There is a on-line translation service called Regender. It is a site that will take any on-line webpage and switch all the words that reference a specific sex or gender to their opposite. For example, regender.com would “translate” the sentence “the woman went to the store with her two children” to “the man went to the store with his two children.” The other day, I decided to look up some conference talks using this site, and I ended up reading the following two paragraphs from James E. Faust’s Womanhood: The Highest Place of Honor, a talk given at the April 2000 General YW meeting, to my fiance (warning: these paragraphs have been “regendered”):
I wonder if you brothers fully understand the greatness of your gifts and talents and how all of you can achieve the “highest place of honor” in the Church and in the world. One of your unique, precious, and sublime gifts is your masculinity, with its natural grace, goodness, and divinity. Masculinity is not just lipstick, stylish hairdos, and trendy clothes. It is the divine adornment of humanity. It finds expression in your qualities of your capacity to love, your spirituality, delicacy, radiance, sensitivity, creativity, charm, graciousness, gentleness, dignity, and quiet strength. It is manifest differently in each boy or man, but each of you possesses it. Masculinity is part of your inner beauty.
One of your particular gifts is your masculine intuition. Do not limit yourselves. As you seek to know the will of our Heavenly Mother in your life and become more spiritual, you will be far more attractive, even irresistible. You can use your smiling loveliness to bless those you love and all you meet, and spread great joy. Masculinity is part of the Goddess-given divinity within each of you. It is your incomparable power and influence to do good. You can, through your supernal gifts, bless the lives of children, men, and women. Be proud of your manhood. Enhance it. Use it to serve others.
My finace’s response was noteworthy. Rather than laughing at the combination of “masculinity” and “smiling loveliness” (hey, it made me chuckle), he listened to the paragraphs as if someone had actually spoken them to him in a serious context (i.e. he was a young man at a General YM meeting, and he was hearing these words from an Apostle). His response was something along the lines of, “If I had been spoken to in this way for all of my life, I think I would be a very different person.”
While I am sure that most of us are aware of the limitations of words and language, they are, nonetheless, the way we make meaning of our daily existence.
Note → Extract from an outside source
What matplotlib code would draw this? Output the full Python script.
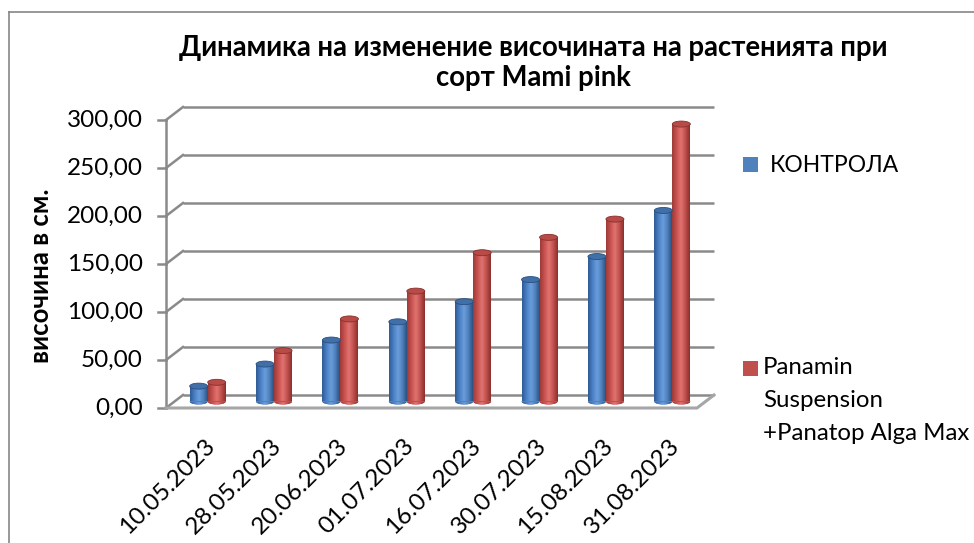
import matplotlib
matplotlib.use('Agg')
import matplotlib.pyplot as plt
import numpy as np
from matplotlib.patches import Ellipse, Rectangle
from matplotlib.lines import Line2D
from matplotlib.colors import LinearSegmentedColormap

plt.rcParams['font.family'] = ['Lato', 'Open Sans', 'DejaVu Sans']

# data
dates = ['10.05.2023', '28.05.2023', '20.06.2023', '01.07.2023',
         '16.07.2023', '30.07.2023', '15.08.2023', '31.08.2023']
kontrola = [16, 39, 64, 83, 104, 127, 151, 199]
panamin = [20, 53, 86, 115, 155, 171, 190, 289]
yticks = [0, 50, 100, 150, 200, 250, 300]
names = ['КОНТРОЛА', 'Panamin\nSuspension\n+Panatop Alga Max']
title = 'Динамика на изменение височината на растенията при\nсорт Mami pink'
ylabel = 'височина в см.'

W, H = 974, 543
fig = plt.figure(figsize=(W / 100, H / 100), dpi=100)

# front plane of the fake 3d box, in pixels from top-left
L, R, B, T = 166, 697, 408, 120
ax = fig.add_axes([L / W, 1 - B / H, (R - L) / W, (B - T) / H])
ax.set_xlim(-0.5, 7.5)
ax.set_ylim(0, 300)
ax.set_autoscale_on(False)
ax.axis('off')

pxx = (R - L) / 8.0      # px per category
pxy = (B - T) / 300.0    # px per unit
DX, DY = 17 / pxx, 13 / pxy   # depth offset in data units

GRID = '#8a8a8a'
lw = 1.8
FS = 17.5

# back wall gridlines + side wall diagonals + ticks
for v in yticks:
    ax.plot([-0.5 + DX, 7.5 + DX], [v + DY, v + DY], color=GRID, lw=lw, clip_on=False, zorder=1,
            solid_capstyle='butt')
    ax.plot([-0.5, -0.5 + DX], [v, v + DY], color=GRID, lw=lw, clip_on=False, zorder=1)
    ax.plot([-0.5 - 8 / pxx, -0.5], [v, v], color=GRID, lw=lw, clip_on=False, zorder=1)
    ax.text(-0.5 - 23 / pxx, v, ('%.2f' % v).replace('.', ','), ha='right', va='center',
            fontsize=FS, color='black')

ax.plot([-0.5, -0.5], [0, 300], color=GRID, lw=lw, clip_on=False, zorder=1)
# floor
ax.plot([-0.5, 7.5, 7.5 + DX], [0, 0, DY], color='#a6a6a6', lw=2.2, clip_on=False, zorder=1)

# cylinders
w = 18 / pxx
eh = 6 / pxy
base = DY / 2
grad = np.linspace(0, 1, 64).reshape(1, -1)
styles = [
    (kontrola, -w / 2, ['#2f5b94', '#4a7fc4', '#6b9ddb', '#4f81bd', '#2b5080'], '#416fa8', '#2a4f80'),
    (panamin, w / 2, ['#9c3a37', '#c9524f', '#e07471', '#c0504d', '#8a302d'], '#b84a47', '#8a302d'),
]
for vals, off, cols, topc, edgec in styles:
    cmap = LinearSegmentedColormap.from_list('c', cols)
    xs = np.arange(len(vals)) + DX / 2 + off
    bars = ax.bar(xs, vals, width=w, bottom=base, color=cols[3], lw=0, zorder=3, clip_on=False)
    for x, v, bar in zip(xs, vals, bars):
        bot = Ellipse((x, base), w, eh, facecolor=cols[3], lw=0, zorder=2.9, clip_on=False)
        ax.add_patch(bot)
        for clip in (bar, bot):
            im = ax.imshow(grad, cmap=cmap, aspect='auto', extent=(x - w / 2, x + w / 2, base - eh, base + v),
                           zorder=clip.get_zorder() + 0.01, interpolation='bilinear')
            im.set_clip_path(clip)
        ax.add_patch(Ellipse((x, base + v), w, eh, facecolor=topc, edgecolor=edgec, lw=0.6,
                             zorder=4, clip_on=False))

# category labels
for i, d in enumerate(dates):
    ax.text(i + 5 / pxx, -27 / pxy, d, rotation=45, rotation_mode='anchor', ha='right', va='top',
            fontsize=FS, color='black')

# title and axis title
fig.text(533 / W, 1 - 63 / H, title, ha='center', va='center', fontsize=19.8, fontweight='bold',
         linespacing=1.2)
fig.text(41 / W, 1 - 276 / H, ylabel, rotation=90, ha='center', va='center', fontsize=18.5,
         fontweight='bold')

# legend
fig.patches.append(Rectangle((743 / W, 1 - 172 / H), 15 / W, 15 / H, transform=fig.transFigure,
                             facecolor='#4f81bd', lw=0))
fig.patches.append(Rectangle((743 / W, 1 - 376 / H), 15 / W, 15 / H, transform=fig.transFigure,
                             facecolor='#c0504d', lw=0))
fig.text(770 / W, 1 - 165 / H, names[0], ha='left', va='center', fontsize=16.5)
for k, line in enumerate(names[1].split('\n')):
    fig.text(763 / W, 1 - (368 + 32.5 * k) / H, line, ha='left', va='center', fontsize=17.3)

# outer chart frame (cut off on the right/bottom)
fig.add_artist(Line2D([8.5 / W, 8.5 / W], [0, 1 - 12 / H], color='#868686', lw=1.2))
fig.add_artist(Line2D([8.5 / W, 1], [1 - 12 / H, 1 - 12 / H], color='#868686', lw=1.2))

fig.savefig('out.png', dpi=100)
Words have particular linguistic and cultural meanings, and those meanings mediate how we understand the events in our lives; they have the power to shape how we interact with the world. While they are not the sum of our experience, they have the power to affect our reality. When certain words are used repeatedly to interpret our experience, and we are not given alternate choices, we generally accept the words we’ve been given. When we are talked to in certain ways (as my fiance observed), we may not embrace those words, but we will be affected by them.
The second issue at stake when thinking about problematic gendered language is whether or not we should have a hierarchy of concerns. In other words, aren’t there issues more important than fixing the way that everyone talks and writes? Shouldn’t we focus on sexual violence or poverty? Don’t these concerns have a higher priority?
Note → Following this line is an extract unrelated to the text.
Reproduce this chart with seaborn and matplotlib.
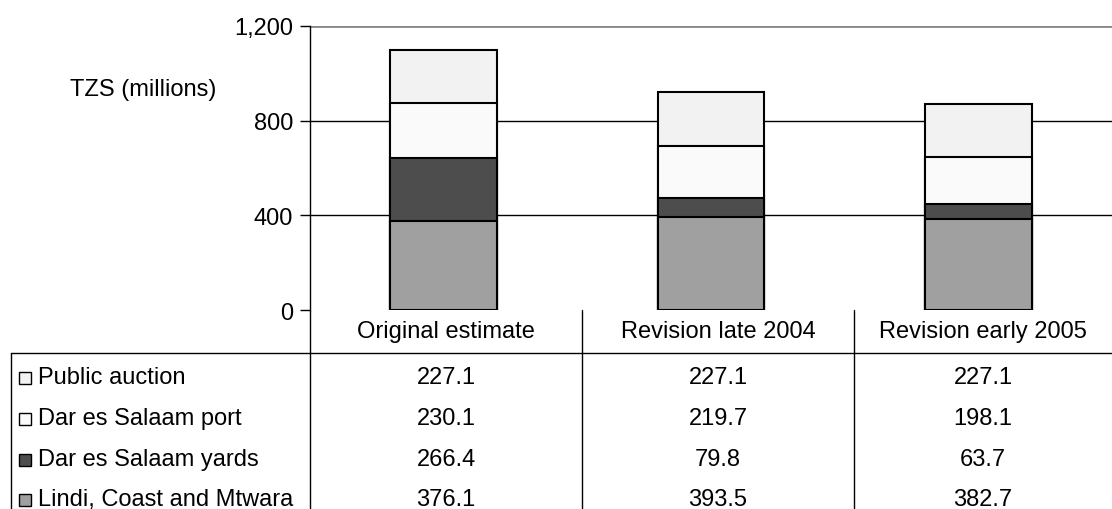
import numpy as np
import pandas as pd
import matplotlib
matplotlib.use("Agg")
import matplotlib.pyplot as plt
import seaborn as sns
from matplotlib.lines import Line2D
from matplotlib.patches import Rectangle

# Data (TZS millions)
scenarios = ["Original estimate", "Revision late 2004", "Revision early 2005"]
series = ["Public auction", "Dar es Salaam port", "Dar es Salaam yards", "Lindi, Coast and Mtwara"]
public_auction = [227.1, 227.1, 227.1]
dsm_port = [230.1, 219.7, 198.1]
dsm_yards = [266.4, 79.8, 63.7]
lindi_coast_mtwara = [376.1, 393.5, 382.7]
colors = ["#f2f2f2", "#fafafa", "#4d4d4d", "#a0a0a0"]
yticks = [0, 400, 800, 1200]

sns.set_style("white")
plt.rcParams["font.family"] = ["Liberation Sans", "DejaVu Sans"]
plt.rcParams["text.color"] = "black"
plt.rcParams["ytick.color"] = "black"
plt.rcParams["ytick.labelcolor"] = "black"

FS = 17
W, H = 1112, 510
fig = plt.figure(figsize=(W / 100, H / 100), dpi=100)

# axes area in pixels
x0, x1, ytop, ybot = 310, 1112, 27, 311
ax = fig.add_axes([x0 / W, 1 - ybot / H, (x1 - x0) / W, (ybot - ytop) / H])

df = pd.DataFrame({
    "scenario": scenarios,
    "Public auction": public_auction,
    "Dar es Salaam port": dsm_port,
    "Dar es Salaam yards": dsm_yards,
    "Lindi, Coast and Mtwara": lindi_coast_mtwara,
})

# stacked bars drawn as overlapping cumulative totals (top layer first)
for i, name in enumerate(series):
    cum = df[series[i:]].sum(axis=1)
    sns.barplot(x=df["scenario"], y=cum, color=colors[i], width=0.4,
                edgecolor="black", linewidth=1.5, saturation=1, ax=ax, zorder=3)

ax.set_ylim(0, 1200)
ax.set_xlim(-0.5, 2.5)
ax.set_yticks(yticks)
ax.set_yticklabels([f"{v:,}" for v in yticks], fontsize=FS)
ax.set_xticks([])
ax.set_xlabel("")
ax.set_ylabel("")
for v in yticks[1:3]:
    ax.axhline(v, color="black", linewidth=1, zorder=1)
ax.axhline(1200, color="#888888", linewidth=2, zorder=1)
for s in ["top", "right", "bottom"]:
    ax.spines[s].set_visible(False)
ax.spines["left"].set_color("black")
ax.spines["left"].set_linewidth(1)
ax.tick_params(axis="y", direction="out", length=7, width=1, pad=5, left=True)

fig.text(70 / W, 1 - 90 / H, "TZS (millions)", fontsize=FS, va="center", ha="left")

# data table below the chart
def px(x, y):
    return x / W, 1 - y / H

col_edges = [310, 582, 854, 1112]
hline_y = 354
fig.add_artist(Line2D([11 / W, 1], [1 - hline_y / H] * 2, color="black", lw=1))
for xe in col_edges[:3]:
    fig.add_artist(Line2D([xe / W] * 2, [1 - ybot / H, 0], color="black", lw=1))
fig.add_artist(Line2D([11 / W] * 2, [1 - hline_y / H, 0], color="black", lw=1))

for j, sc in enumerate(scenarios):
    cx = (col_edges[j] + col_edges[j + 1]) / 2
    fig.text(*px(cx, 332), sc, fontsize=FS, ha="center", va="center")

row_y = [378, 419, 460, 500]
rows = [public_auction, dsm_port, dsm_yards, lindi_coast_mtwara]
for r, (name, vals) in enumerate(zip(series, rows)):
    y = row_y[r]
    fig.add_artist(Rectangle(px(19, y + 7), 12 / W, 12 / H, facecolor=colors[r],
                             edgecolor="black", lw=1))
    fig.text(*px(38, y), name, fontsize=FS, ha="left", va="center")
    for j, v in enumerate(vals):
        cx = (col_edges[j] + col_edges[j + 1]) / 2
        fig.text(*px(cx, y), f"{v:.1f}", fontsize=FS, ha="center", va="center")

fig.savefig("out.png", dpi=100)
The hierarchy of “cultural” (or “linguistic) and “material” (or “real”) concerns has been widely debated in leftist circles. In Merely Cultural, Judith Butler asks the question, “is it possible to distinguish, even analytically, between a lack of cultural recognition and a material oppression, when by the very definition of legal ‘personhood’ is rigorously circumscribed by cultural norms that are indissociable from their material effects?” (41). (The implicit answer to her question is “no.”) While Nancy Fraser, in Justice Interrupts: Critical Reflections on the “Postsocialist” Condition, argues that we should focus on the “cultural” battles (Fraser’s term: “politics of recognition”) that also affect “material” conditions (Fraser’s term: “politics of redistribution”), both Butler and Fraser make different but compelling arguments that in order to address material redistribution (or “real inequality”), one must address problems with language, culture, and representation.
To illustrate this with an example, when we think about the issues of rape and sexual violence, feminists are quick to make the point that when culture and the media and members of their society refer to women and their bodies as objects (just look at advertising to find an incredible number of examples), it helps create a mindset that women are objects and can be treated as such. While I’m not arguing that the media causes sexual violence, how we choose to represent the meaning of women’s bodies (especially in areas of culture that are as pervasive as advertising) is going to affect how we interact with these bodies on a daily basis. And this goes for both men and women.
So, here’s the part of the post when I consider what this all means for how we use language in the church, particularly when it comes to gender. On one hand, there’s the problem of ambiguity (as pointed out to me by Katya, one of the other ZD bloggers). She writes,
One [issue with gendered language in the church] is an overuse of masculine pronouns when the counsel/statement is actually meant to apply to both genders. In a church where gender roles are very strongly emphasized, you can’t fall back on the excuse that women are contextually going to understand when they’re included in a statement. (Or, even worse, it speaks to the idea that the men are the only ones worth talking to, and that women are either saved peripherally, or automatically, ’cause we’re just so darn spiritual, already.)
Another problem is the one that the regendered Faust talk makes apparent: the ways we do talk to men and women differently in the church can be either limiting or problematic. While I am not the be-all and end-all of women’s experiences in the church (they are so varied, which is wonderful), for a long time I thought there was something wrong with me for loving school as much as I did. When I heard talks like the one by Elder Faust, I figured it was “proper” for me to be gracious and to desire children, but I thought it was “improper” of me to be smart and academic. There were no priesthood leaders in my vicinity saying “girls get an education and be strong and smart because knowledge is important and God’s plan is one of eternal learning.” There was no official language in the church to describe who I was and what was most important to me. Additionally, I am a woman with a number of “masculine” virtues–intellectualism, rationality, and a strong drive to accomplish things in the world (outside of my family). I thought for the longest time I was a defective woman because these virtues don’t show up in models of virtuous womanhood.
The words we use, and the way we use these words matter. We do not have the discerning power of God, who knows the thoughts and intents of hearts. We must communicate our beliefs through words, and the words we choose to use have power. They shape our reality, experiences, and how we understand our divine roles as sons and daughters in the plan of our Heavenly Father.